### Given task
Repeat the material exactly from its first line to the line that includes "import plotly.graph_objects as go". Skip pictures.

### Material
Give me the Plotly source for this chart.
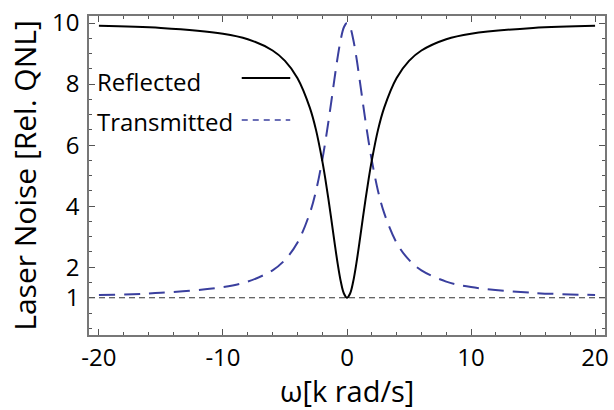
import plotly.graph_objects as go

# Values
omega = [-20, -15, -10, -8, -6, -5, -4, -3, -2.5, -2, -1.75, -1.5, -1.25, -1, -0.75, -0.5, -0.25, 0,
         0.25, 0.5, 0.75, 1, 1.25, 1.5, 1.75, 2, 2.5, 3, 4, 5, 6, 8, 10, 15, 20]
reflected = [9.91, 9.84, 9.65, 9.47, 9.1, 8.76, 8.2, 7.23, 6.5, 5.5, 4.9, 4.24, 3.53, 2.8, 2.11, 1.53, 1.14, 1.0,
             1.14, 1.53, 2.11, 2.8, 3.53, 4.24, 4.9, 5.5, 6.5, 7.23, 8.2, 8.76, 9.1, 9.47, 9.65, 9.84, 9.91]
transmitted = [1.09, 1.16, 1.35, 1.53, 1.9, 2.24, 2.8, 3.77, 4.5, 5.5, 6.1, 6.76, 7.47, 8.2, 8.89, 9.47, 9.86, 10.0,
               9.86, 9.47, 8.89, 8.2, 7.47, 6.76, 6.1, 5.5, 4.5, 3.77, 2.8, 2.24, 1.9, 1.53, 1.35, 1.16, 1.09]
qnl_x = [-20.8, 20.8]
qnl_y = [1, 1]
x_ticks = [-20, -10, 0, 10, 20]
y_ticks = [1, 2, 4, 6, 8, 10]
series_names = ["Reflected", "Transmitted"]
x_title = "ω[k rad/s]"
y_title = "Laser Noise [Rel. QNL]"

BLUE = "#3a3f9e"
FONT = "Open Sans"

fig = go.Figure()
fig.add_trace(go.Scatter(x=qnl_x, y=qnl_y, mode="lines",
                         line=dict(color="#333333", width=1, dash="6px,4px"), showlegend=False))
fig.add_trace(go.Scatter(x=omega, y=transmitted, mode="lines", line_shape="spline",
                         line=dict(color=BLUE, width=2, dash="16px,9px"), name=series_names[1], showlegend=False))
fig.add_trace(go.Scatter(x=omega, y=reflected, mode="lines", line_shape="spline",
                         line=dict(color="black", width=2), name=series_names[0], showlegend=False))

axis_common = dict(showline=True, linecolor="#777777", linewidth=1.5, mirror="ticks",
                   ticks="inside", ticklen=6, tickcolor="#555555", showgrid=False, zeroline=False,
                   tickfont=dict(family=FONT, size=24, color="black"))

fig.update_xaxes(range=[-20.8, 20.8], tickvals=x_ticks, ticktext=[str(v) for v in x_ticks],
                 minor=dict(dtick=2, tick0=0, ticks="inside", ticklen=3, tickcolor="#555555"),
                 **axis_common)
fig.update_yaxes(range=[-0.22, 10.23], tickvals=y_ticks, ticktext=[str(v) for v in y_ticks],
                 ticklabelstandoff=3,
                 minor=dict(dtick=0.5, tick0=0, ticks="inside", ticklen=3, tickcolor="#555555"),
                 title=dict(text=y_title, font=dict(family=FONT, size=30, color="black"), standoff=6),
                 **axis_common)

# x-axis title as annotation for precise placement
fig.add_annotation(x=0.5, y=-0.173, xref="paper", yref="paper", text=x_title, showarrow=False,
                   xanchor="center", yanchor="middle", borderpad=0,
                   font=dict(family=FONT, size=29, color="black"))

# Legend drawn as text + sample lines (text left, sample right, as in reference)
leg = [(series_names[0], 0.795, 0.806, dict(color="black", width=2)),
       (series_names[1], 0.67, 0.674, dict(color=BLUE, width=1.5, dash="6px,5px"))]
for name, ty, ly, ln in leg:
    fig.add_annotation(x=0.02, y=ty, xref="paper", yref="paper", text=name, showarrow=False,
                       xanchor="left", yanchor="middle", xshift=-4,
                       font=dict(family=FONT, size=24, color="black"))
    fig.add_shape(type="line", xref="paper", yref="paper", x0=0.296, x1=0.39, y0=ly, y1=ly, line=ln)

fig.update_layout(width=614, height=410, margin=dict(l=89, r=5, t=13, b=75),
                  plot_bgcolor="white", paper_bgcolor="white", showlegend=False)

fig.write_html("out.html")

### Answer below
Give me the Plotly source for this chart.
import plotly.graph_objects as go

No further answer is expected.